-- start Stored data --

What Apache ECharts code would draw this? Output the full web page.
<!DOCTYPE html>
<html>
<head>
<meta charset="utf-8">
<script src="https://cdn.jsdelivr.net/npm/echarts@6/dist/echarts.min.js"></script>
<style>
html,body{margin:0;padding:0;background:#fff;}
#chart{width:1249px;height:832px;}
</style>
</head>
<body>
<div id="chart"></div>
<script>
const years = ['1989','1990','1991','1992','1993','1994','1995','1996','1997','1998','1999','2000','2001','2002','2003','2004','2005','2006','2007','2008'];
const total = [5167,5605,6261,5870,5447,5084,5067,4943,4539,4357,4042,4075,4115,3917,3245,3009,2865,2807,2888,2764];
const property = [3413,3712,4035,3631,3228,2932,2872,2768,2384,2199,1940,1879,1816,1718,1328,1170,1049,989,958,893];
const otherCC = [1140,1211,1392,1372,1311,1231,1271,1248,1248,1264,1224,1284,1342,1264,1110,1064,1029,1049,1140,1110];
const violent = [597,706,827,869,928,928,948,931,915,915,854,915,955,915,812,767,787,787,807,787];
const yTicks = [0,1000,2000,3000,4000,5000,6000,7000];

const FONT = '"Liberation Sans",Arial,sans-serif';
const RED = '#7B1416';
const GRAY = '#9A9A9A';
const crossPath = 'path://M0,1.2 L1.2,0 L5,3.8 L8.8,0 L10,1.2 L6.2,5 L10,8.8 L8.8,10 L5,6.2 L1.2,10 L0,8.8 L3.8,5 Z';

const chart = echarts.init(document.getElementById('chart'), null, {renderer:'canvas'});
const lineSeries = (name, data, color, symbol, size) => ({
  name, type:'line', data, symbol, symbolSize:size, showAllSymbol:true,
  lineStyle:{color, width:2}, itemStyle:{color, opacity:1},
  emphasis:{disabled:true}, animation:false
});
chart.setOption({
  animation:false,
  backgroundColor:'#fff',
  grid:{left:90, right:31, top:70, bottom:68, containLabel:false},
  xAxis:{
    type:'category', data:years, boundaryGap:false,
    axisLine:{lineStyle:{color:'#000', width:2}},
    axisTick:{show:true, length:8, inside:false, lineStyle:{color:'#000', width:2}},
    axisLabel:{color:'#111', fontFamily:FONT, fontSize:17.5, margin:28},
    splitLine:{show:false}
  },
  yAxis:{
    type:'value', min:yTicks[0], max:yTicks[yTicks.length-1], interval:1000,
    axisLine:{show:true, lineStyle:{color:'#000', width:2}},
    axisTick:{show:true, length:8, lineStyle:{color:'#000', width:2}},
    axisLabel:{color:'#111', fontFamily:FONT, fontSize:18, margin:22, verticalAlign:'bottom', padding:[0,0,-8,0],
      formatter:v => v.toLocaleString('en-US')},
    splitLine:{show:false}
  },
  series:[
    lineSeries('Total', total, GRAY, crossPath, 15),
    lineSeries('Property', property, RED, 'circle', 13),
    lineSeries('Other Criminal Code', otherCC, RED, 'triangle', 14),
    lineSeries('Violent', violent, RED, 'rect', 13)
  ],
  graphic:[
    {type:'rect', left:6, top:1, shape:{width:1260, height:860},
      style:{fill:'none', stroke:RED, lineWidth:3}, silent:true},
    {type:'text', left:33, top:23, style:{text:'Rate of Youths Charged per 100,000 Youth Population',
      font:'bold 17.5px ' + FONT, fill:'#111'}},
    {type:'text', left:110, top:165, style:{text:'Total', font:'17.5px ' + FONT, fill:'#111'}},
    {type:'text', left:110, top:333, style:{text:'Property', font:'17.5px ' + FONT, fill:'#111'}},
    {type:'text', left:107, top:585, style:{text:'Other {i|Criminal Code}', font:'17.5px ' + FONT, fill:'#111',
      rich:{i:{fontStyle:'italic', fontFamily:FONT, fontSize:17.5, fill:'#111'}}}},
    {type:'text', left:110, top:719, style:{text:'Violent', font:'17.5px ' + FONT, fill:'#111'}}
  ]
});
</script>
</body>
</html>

-- end Stored data --

§ **Your goal**
Restate the whole listing exactly, leaving out nothing.

§ **Result for this exercise**
What Apache ECharts code would draw this? Output the full web page.
<!DOCTYPE html>
<html>
<head>
<meta charset="utf-8">
<script src="https://cdn.jsdelivr.net/npm/echarts@6/dist/echarts.min.js"></script>
<style>
html,body{margin:0;padding:0;background:#fff;}
#chart{width:1249px;height:832px;}
</style>
</head>
<body>
<div id="chart"></div>
<script>
const years = ['1989','1990','1991','1992','1993','1994','1995','1996','1997','1998','1999','2000','2001','2002','2003','2004','2005','2006','2007','2008'];
const total = [5167,5605,6261,5870,5447,5084,5067,4943,4539,4357,4042,4075,4115,3917,3245,3009,2865,2807,2888,2764];
const property = [3413,3712,4035,3631,3228,2932,2872,2768,2384,2199,1940,1879,1816,1718,1328,1170,1049,989,958,893];
const otherCC = [1140,1211,1392,1372,1311,1231,1271,1248,1248,1264,1224,1284,1342,1264,1110,1064,1029,1049,1140,1110];
const violent = [597,706,827,869,928,928,948,931,915,915,854,915,955,915,812,767,787,787,807,787];
const yTicks = [0,1000,2000,3000,4000,5000,6000,7000];

const FONT = '"Liberation Sans",Arial,sans-serif';
const RED = '#7B1416';
const GRAY = '#9A9A9A';
const crossPath = 'path://M0,1.2 L1.2,0 L5,3.8 L8.8,0 L10,1.2 L6.2,5 L10,8.8 L8.8,10 L5,6.2 L1.2,10 L0,8.8 L3.8,5 Z';

const chart = echarts.init(document.getElementById('chart'), null, {renderer:'canvas'});
const lineSeries = (name, data, color, symbol, size) => ({
  name, type:'line', data, symbol, symbolSize:size, showAllSymbol:true,
  lineStyle:{color, width:2}, itemStyle:{color, opacity:1},
  emphasis:{disabled:true}, animation:false
});
chart.setOption({
  animation:false,
  backgroundColor:'#fff',
  grid:{left:90, right:31, top:70, bottom:68, containLabel:false},
  xAxis:{
    type:'category', data:years, boundaryGap:false,
    axisLine:{lineStyle:{color:'#000', width:2}},
    axisTick:{show:true, length:8, inside:false, lineStyle:{color:'#000', width:2}},
    axisLabel:{color:'#111', fontFamily:FONT, fontSize:17.5, margin:28},
    splitLine:{show:false}
  },
  yAxis:{
    type:'value', min:yTicks[0], max:yTicks[yTicks.length-1], interval:1000,
    axisLine:{show:true, lineStyle:{color:'#000', width:2}},
    axisTick:{show:true, length:8, lineStyle:{color:'#000', width:2}},
    axisLabel:{color:'#111', fontFamily:FONT, fontSize:18, margin:22, verticalAlign:'bottom', padding:[0,0,-8,0],
      formatter:v => v.toLocaleString('en-US')},
    splitLine:{show:false}
  },
  series:[
    lineSeries('Total', total, GRAY, crossPath, 15),
    lineSeries('Property', property, RED, 'circle', 13),
    lineSeries('Other Criminal Code', otherCC, RED, 'triangle', 14),
    lineSeries('Violent', violent, RED, 'rect', 13)
  ],
  graphic:[
    {type:'rect', left:6, top:1, shape:{width:1260, height:860},
      style:{fill:'none', stroke:RED, lineWidth:3}, silent:true},
    {type:'text', left:33, top:23, style:{text:'Rate of Youths Charged per 100,000 Youth Population',
      font:'bold 17.5px ' + FONT, fill:'#111'}},
    {type:'text', left:110, top:165, style:{text:'Total', font:'17.5px ' + FONT, fill:'#111'}},
    {type:'text', left:110, top:333, style:{text:'Property', font:'17.5px ' + FONT, fill:'#111'}},
    {type:'text', left:107, top:585, style:{text:'Other {i|Criminal Code}', font:'17.5px ' + FONT, fill:'#111',
      rich:{i:{fontStyle:'italic', fontFamily:FONT, fontSize:17.5, fill:'#111'}}}},
    {type:'text', left:110, top:719, style:{text:'Violent', font:'17.5px ' + FONT, fill:'#111'}}
  ]
});
</script>
</body>
</html>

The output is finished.